Source material =
○ ○ ○ ○
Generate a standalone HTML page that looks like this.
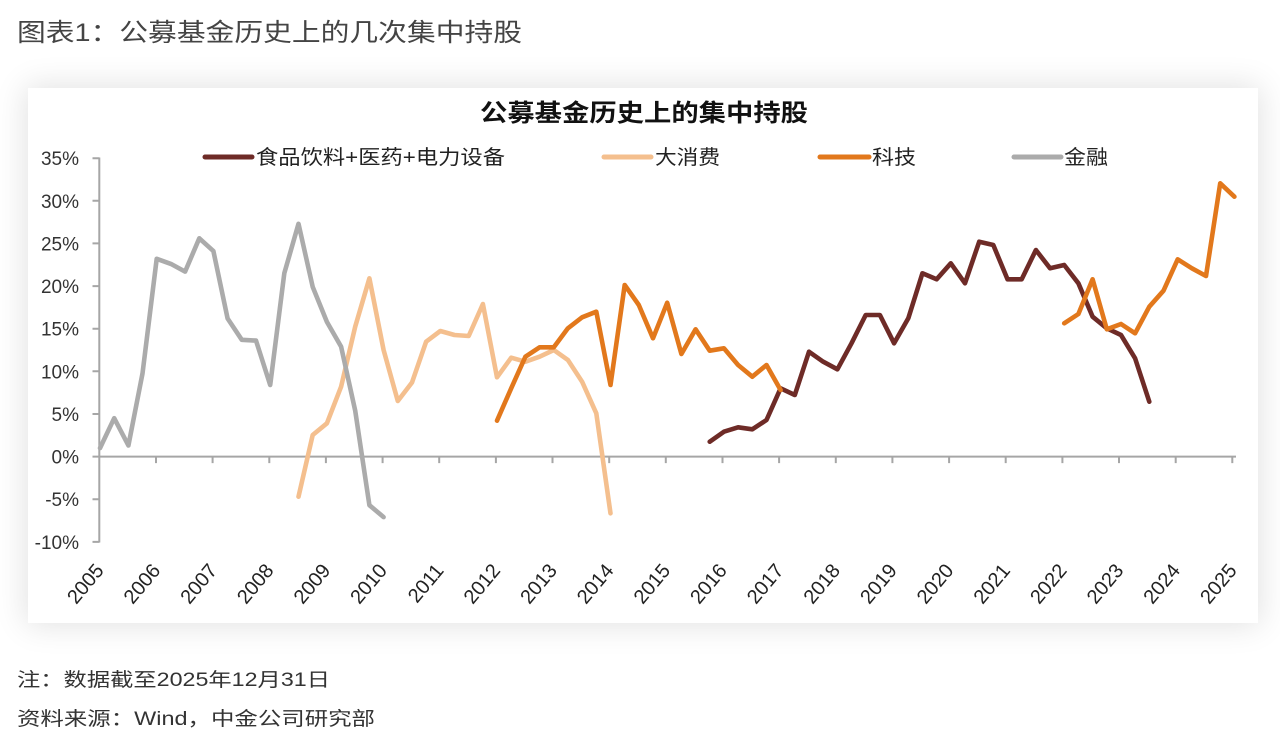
<!DOCTYPE html>
<html><head><meta charset="utf-8">
<style>
html,body{margin:0;padding:0;background:#fff;}
body{width:1280px;height:744px;position:relative;overflow:hidden;}
.card{position:absolute;left:28px;top:88px;width:1230px;height:535px;background:#fff;box-shadow:0 0 30px 2px rgba(0,0,0,0.12);}
svg{position:absolute;left:0;top:0;}
text{font-family:"Liberation Sans","Noto Sans CJK SC",sans-serif;}
</style></head>
<body>
<div class="card"></div>
<svg width="1280" height="744" viewBox="0 0 1280 744" xmlns="http://www.w3.org/2000/svg">
<!-- headings -->
<text x="17" y="41" font-size="25" fill="#444" textLength="505" lengthAdjust="spacingAndGlyphs">图表1：公募基金历史上的几次集中持股</text>
<text x="480" y="121" font-size="24" font-weight="bold" fill="#111" textLength="328" lengthAdjust="spacingAndGlyphs">公募基金历史上的集中持股</text>

<!-- legend -->
<g stroke-width="5" stroke-linecap="round" fill="none">
<line x1="205" y1="157" x2="252" y2="157" stroke="#6E2B27"/>
<line x1="604" y1="157" x2="651" y2="157" stroke="#F4BF8E"/>
<line x1="820" y1="157" x2="869" y2="157" stroke="#E2781C"/>
<line x1="1014" y1="157" x2="1061" y2="157" stroke="#ABABAB"/>
</g>
<g font-size="20" fill="#222">
<text x="256" y="164" textLength="249" lengthAdjust="spacingAndGlyphs">食品饮料+医药+电力设备</text>
<text x="655" y="164" textLength="65" lengthAdjust="spacingAndGlyphs">大消费</text>
<text x="872" y="164" textLength="44" lengthAdjust="spacingAndGlyphs">科技</text>
<text x="1064" y="164" textLength="44" lengthAdjust="spacingAndGlyphs">金融</text>
</g>

<!-- axes -->
<g stroke="#A6A6A6" stroke-width="2" fill="none">
<line x1="99.3" y1="157.5" x2="99.3" y2="542.5"/>
<line x1="99.3" y1="456.6" x2="1236" y2="456.6"/>
<path d="M92.5 158.2H99.3M92.5 200.8H99.3M92.5 243.4H99.3M92.5 286.1H99.3M92.5 328.7H99.3M92.5 371.3H99.3M92.5 414H99.3M92.5 456.6H99.3M92.5 499.2H99.3M92.5 541.9H99.3"/>
<path d="M156 456.6v6.5M212.6 456.6v6.5M269.3 456.6v6.5M325.9 456.6v6.5M382.6 456.6v6.5M439.2 456.6v6.5M495.9 456.6v6.5M552.5 456.6v6.5M609.2 456.6v6.5M665.8 456.6v6.5M722.5 456.6v6.5M779.1 456.6v6.5M835.8 456.6v6.5M892.4 456.6v6.5M949.1 456.6v6.5M1005.7 456.6v6.5M1062.4 456.6v6.5M1119 456.6v6.5M1175.7 456.6v6.5M1232.3 456.6v6.5"/>
</g>

<!-- y labels -->
<g font-size="19" fill="#333" text-anchor="end">
<text x="79" y="165.2">35%</text>
<text x="79" y="207.8">30%</text>
<text x="79" y="250.4">25%</text>
<text x="79" y="293.1">20%</text>
<text x="79" y="335.7">15%</text>
<text x="79" y="378.3">10%</text>
<text x="79" y="421">5%</text>
<text x="79" y="463.6">0%</text>
<text x="79" y="506.2">-5%</text>
<text x="79" y="548.9">-10%</text>
</g>

<!-- x labels -->
<g font-size="20" fill="#222" text-anchor="end">
<text transform="translate(104.8,571) rotate(-50)">2005</text>
<text transform="translate(161.4,571) rotate(-50)">2006</text>
<text transform="translate(218.1,571) rotate(-50)">2007</text>
<text transform="translate(274.7,571) rotate(-50)">2008</text>
<text transform="translate(331.4,571) rotate(-50)">2009</text>
<text transform="translate(388,571) rotate(-50)">2010</text>
<text transform="translate(444.7,571) rotate(-50)">2011</text>
<text transform="translate(501.3,571) rotate(-50)">2012</text>
<text transform="translate(558,571) rotate(-50)">2013</text>
<text transform="translate(614.6,571) rotate(-50)">2014</text>
<text transform="translate(671.3,571) rotate(-50)">2015</text>
<text transform="translate(727.9,571) rotate(-50)">2016</text>
<text transform="translate(784.6,571) rotate(-50)">2017</text>
<text transform="translate(841.2,571) rotate(-50)">2018</text>
<text transform="translate(897.9,571) rotate(-50)">2019</text>
<text transform="translate(954.5,571) rotate(-50)">2020</text>
<text transform="translate(1011.2,571) rotate(-50)">2021</text>
<text transform="translate(1067.8,571) rotate(-50)">2022</text>
<text transform="translate(1124.5,571) rotate(-50)">2023</text>
<text transform="translate(1181.1,571) rotate(-50)">2024</text>
<text transform="translate(1237.8,571) rotate(-50)">2025</text>
</g>

<!-- series -->
<g fill="none" stroke-width="4.6" stroke-linejoin="round" stroke-linecap="round">
<polyline stroke="#6E2B27" points="709.7,441.7 723.9,431.7 738.1,427.3 752.3,429.3 766.5,420 780.6,388.3 794.8,395 809,351.7 823.2,361.7 837.4,369.3 851.5,343.3 865.7,315 879.9,315 894.1,343.3 908.3,318.3 922.4,273.3 936.6,279.3 950.8,263.3 965,283.3 979.2,241.7 993.3,245 1007.5,279.3 1021.7,279.3 1035.9,250 1050.1,268.3 1064.2,265 1078.4,283.3 1092.6,316.7 1106.8,328.3 1121,335 1135.1,358.3 1149.3,401.7"/>
<polyline stroke="#F4BF8E" points="298.5,496.7 312.7,435 326.9,423.3 341.1,386.7 355.2,326.7 369.4,278.3 383.6,350 397.8,401 412,382.5 426.1,341.7 440.3,331 454.5,335 468.7,336 482.9,304 497,377.3 511.2,357.7 525.4,361.7 539.6,356.7 553.8,350 567.9,360 582.1,381.7 596.3,413.3 610.5,513.3"/>
<polyline stroke="#E2781C" points="497,420.7 511.2,388.3 525.4,356.7 539.6,347.3 553.8,347.3 567.9,328.3 582.1,317.3 596.3,311.7 610.5,385 624.7,285 638.8,305 653,338.3 667.2,302.7 681.4,354 695.6,329.3 709.7,350.7 723.9,348.3 738.1,365 752.3,376.7 766.5,365 780.6,390"/>
<polyline stroke="#E2781C" points="1064.2,323.3 1078.4,314 1092.6,279.3 1106.8,329.3 1121,324 1135.1,333.3 1149.3,306.7 1163.5,290.7 1177.7,259.3 1191.9,268.3 1206,276 1220.2,183.3 1234.4,196.7"/>
<polyline stroke="#ABABAB" points="100,448.1 114.2,418.2 128.4,445.5 142.5,373.5 156.7,258.8 170.9,263.9 185.1,271.6 199.3,238.3 213.4,251.1 227.6,318.5 241.8,339.8 256,340.6 270.2,385 284.3,273.3 298.5,223.8 312.7,286.9 326.9,321.9 341.1,346.6 355.2,410.6 369.4,505.2 383.6,517.1"/>
</g>

<!-- footer -->
<text x="17" y="686" font-size="19" fill="#333" textLength="313" lengthAdjust="spacingAndGlyphs">注：数据截至2025年12月31日</text>
<text x="17" y="725" font-size="19" fill="#333" textLength="358" lengthAdjust="spacingAndGlyphs">资料来源：Wind，中金公司研究部</text>
</svg>
</body></html>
○ ○ ○ ○
The listing above must be printed again exactly, minus its pictures.

The response =
Generate a standalone HTML page that looks like this.
<!DOCTYPE html>
<html><head><meta charset="utf-8">
<style>
html,body{margin:0;padding:0;background:#fff;}
body{width:1280px;height:744px;position:relative;overflow:hidden;}
.card{position:absolute;left:28px;top:88px;width:1230px;height:535px;background:#fff;box-shadow:0 0 30px 2px rgba(0,0,0,0.12);}
svg{position:absolute;left:0;top:0;}
text{font-family:"Liberation Sans","Noto Sans CJK SC",sans-serif;}
</style></head>
<body>
<div class="card"></div>
<svg width="1280" height="744" viewBox="0 0 1280 744" xmlns="http://www.w3.org/2000/svg">
<!-- headings -->
<text x="17" y="41" font-size="25" fill="#444" textLength="505" lengthAdjust="spacingAndGlyphs">图表1：公募基金历史上的几次集中持股</text>
<text x="480" y="121" font-size="24" font-weight="bold" fill="#111" textLength="328" lengthAdjust="spacingAndGlyphs">公募基金历史上的集中持股</text>

<!-- legend -->
<g stroke-width="5" stroke-linecap="round" fill="none">
<line x1="205" y1="157" x2="252" y2="157" stroke="#6E2B27"/>
<line x1="604" y1="157" x2="651" y2="157" stroke="#F4BF8E"/>
<line x1="820" y1="157" x2="869" y2="157" stroke="#E2781C"/>
<line x1="1014" y1="157" x2="1061" y2="157" stroke="#ABABAB"/>
</g>
<g font-size="20" fill="#222">
<text x="256" y="164" textLength="249" lengthAdjust="spacingAndGlyphs">食品饮料+医药+电力设备</text>
<text x="655" y="164" textLength="65" lengthAdjust="spacingAndGlyphs">大消费</text>
<text x="872" y="164" textLength="44" lengthAdjust="spacingAndGlyphs">科技</text>
<text x="1064" y="164" textLength="44" lengthAdjust="spacingAndGlyphs">金融</text>
</g>

<!-- axes -->
<g stroke="#A6A6A6" stroke-width="2" fill="none">
<line x1="99.3" y1="157.5" x2="99.3" y2="542.5"/>
<line x1="99.3" y1="456.6" x2="1236" y2="456.6"/>
<path d="M92.5 158.2H99.3M92.5 200.8H99.3M92.5 243.4H99.3M92.5 286.1H99.3M92.5 328.7H99.3M92.5 371.3H99.3M92.5 414H99.3M92.5 456.6H99.3M92.5 499.2H99.3M92.5 541.9H99.3"/>
<path d="M156 456.6v6.5M212.6 456.6v6.5M269.3 456.6v6.5M325.9 456.6v6.5M382.6 456.6v6.5M439.2 456.6v6.5M495.9 456.6v6.5M552.5 456.6v6.5M609.2 456.6v6.5M665.8 456.6v6.5M722.5 456.6v6.5M779.1 456.6v6.5M835.8 456.6v6.5M892.4 456.6v6.5M949.1 456.6v6.5M1005.7 456.6v6.5M1062.4 456.6v6.5M1119 456.6v6.5M1175.7 456.6v6.5M1232.3 456.6v6.5"/>
</g>

<!-- y labels -->
<g font-size="19" fill="#333" text-anchor="end">
<text x="79" y="165.2">35%</text>
<text x="79" y="207.8">30%</text>
<text x="79" y="250.4">25%</text>
<text x="79" y="293.1">20%</text>
<text x="79" y="335.7">15%</text>
<text x="79" y="378.3">10%</text>
<text x="79" y="421">5%</text>
<text x="79" y="463.6">0%</text>
<text x="79" y="506.2">-5%</text>
<text x="79" y="548.9">-10%</text>
</g>

<!-- x labels -->
<g font-size="20" fill="#222" text-anchor="end">
<text transform="translate(104.8,571) rotate(-50)">2005</text>
<text transform="translate(161.4,571) rotate(-50)">2006</text>
<text transform="translate(218.1,571) rotate(-50)">2007</text>
<text transform="translate(274.7,571) rotate(-50)">2008</text>
<text transform="translate(331.4,571) rotate(-50)">2009</text>
<text transform="translate(388,571) rotate(-50)">2010</text>
<text transform="translate(444.7,571) rotate(-50)">2011</text>
<text transform="translate(501.3,571) rotate(-50)">2012</text>
<text transform="translate(558,571) rotate(-50)">2013</text>
<text transform="translate(614.6,571) rotate(-50)">2014</text>
<text transform="translate(671.3,571) rotate(-50)">2015</text>
<text transform="translate(727.9,571) rotate(-50)">2016</text>
<text transform="translate(784.6,571) rotate(-50)">2017</text>
<text transform="translate(841.2,571) rotate(-50)">2018</text>
<text transform="translate(897.9,571) rotate(-50)">2019</text>
<text transform="translate(954.5,571) rotate(-50)">2020</text>
<text transform="translate(1011.2,571) rotate(-50)">2021</text>
<text transform="translate(1067.8,571) rotate(-50)">2022</text>
<text transform="translate(1124.5,571) rotate(-50)">2023</text>
<text transform="translate(1181.1,571) rotate(-50)">2024</text>
<text transform="translate(1237.8,571) rotate(-50)">2025</text>
</g>

<!-- series -->
<g fill="none" stroke-width="4.6" stroke-linejoin="round" stroke-linecap="round">
<polyline stroke="#6E2B27" points="709.7,441.7 723.9,431.7 738.1,427.3 752.3,429.3 766.5,420 780.6,388.3 794.8,395 809,351.7 823.2,361.7 837.4,369.3 851.5,343.3 865.7,315 879.9,315 894.1,343.3 908.3,318.3 922.4,273.3 936.6,279.3 950.8,263.3 965,283.3 979.2,241.7 993.3,245 1007.5,279.3 1021.7,279.3 1035.9,250 1050.1,268.3 1064.2,265 1078.4,283.3 1092.6,316.7 1106.8,328.3 1121,335 1135.1,358.3 1149.3,401.7"/>
<polyline stroke="#F4BF8E" points="298.5,496.7 312.7,435 326.9,423.3 341.1,386.7 355.2,326.7 369.4,278.3 383.6,350 397.8,401 412,382.5 426.1,341.7 440.3,331 454.5,335 468.7,336 482.9,304 497,377.3 511.2,357.7 525.4,361.7 539.6,356.7 553.8,350 567.9,360 582.1,381.7 596.3,413.3 610.5,513.3"/>
<polyline stroke="#E2781C" points="497,420.7 511.2,388.3 525.4,356.7 539.6,347.3 553.8,347.3 567.9,328.3 582.1,317.3 596.3,311.7 610.5,385 624.7,285 638.8,305 653,338.3 667.2,302.7 681.4,354 695.6,329.3 709.7,350.7 723.9,348.3 738.1,365 752.3,376.7 766.5,365 780.6,390"/>
<polyline stroke="#E2781C" points="1064.2,323.3 1078.4,314 1092.6,279.3 1106.8,329.3 1121,324 1135.1,333.3 1149.3,306.7 1163.5,290.7 1177.7,259.3 1191.9,268.3 1206,276 1220.2,183.3 1234.4,196.7"/>
<polyline stroke="#ABABAB" points="100,448.1 114.2,418.2 128.4,445.5 142.5,373.5 156.7,258.8 170.9,263.9 185.1,271.6 199.3,238.3 213.4,251.1 227.6,318.5 241.8,339.8 256,340.6 270.2,385 284.3,273.3 298.5,223.8 312.7,286.9 326.9,321.9 341.1,346.6 355.2,410.6 369.4,505.2 383.6,517.1"/>
</g>

<!-- footer -->
<text x="17" y="686" font-size="19" fill="#333" textLength="313" lengthAdjust="spacingAndGlyphs">注：数据截至2025年12月31日</text>
<text x="17" y="725" font-size="19" fill="#333" textLength="358" lengthAdjust="spacingAndGlyphs">资料来源：Wind，中金公司研究部</text>
</svg>
</body></html>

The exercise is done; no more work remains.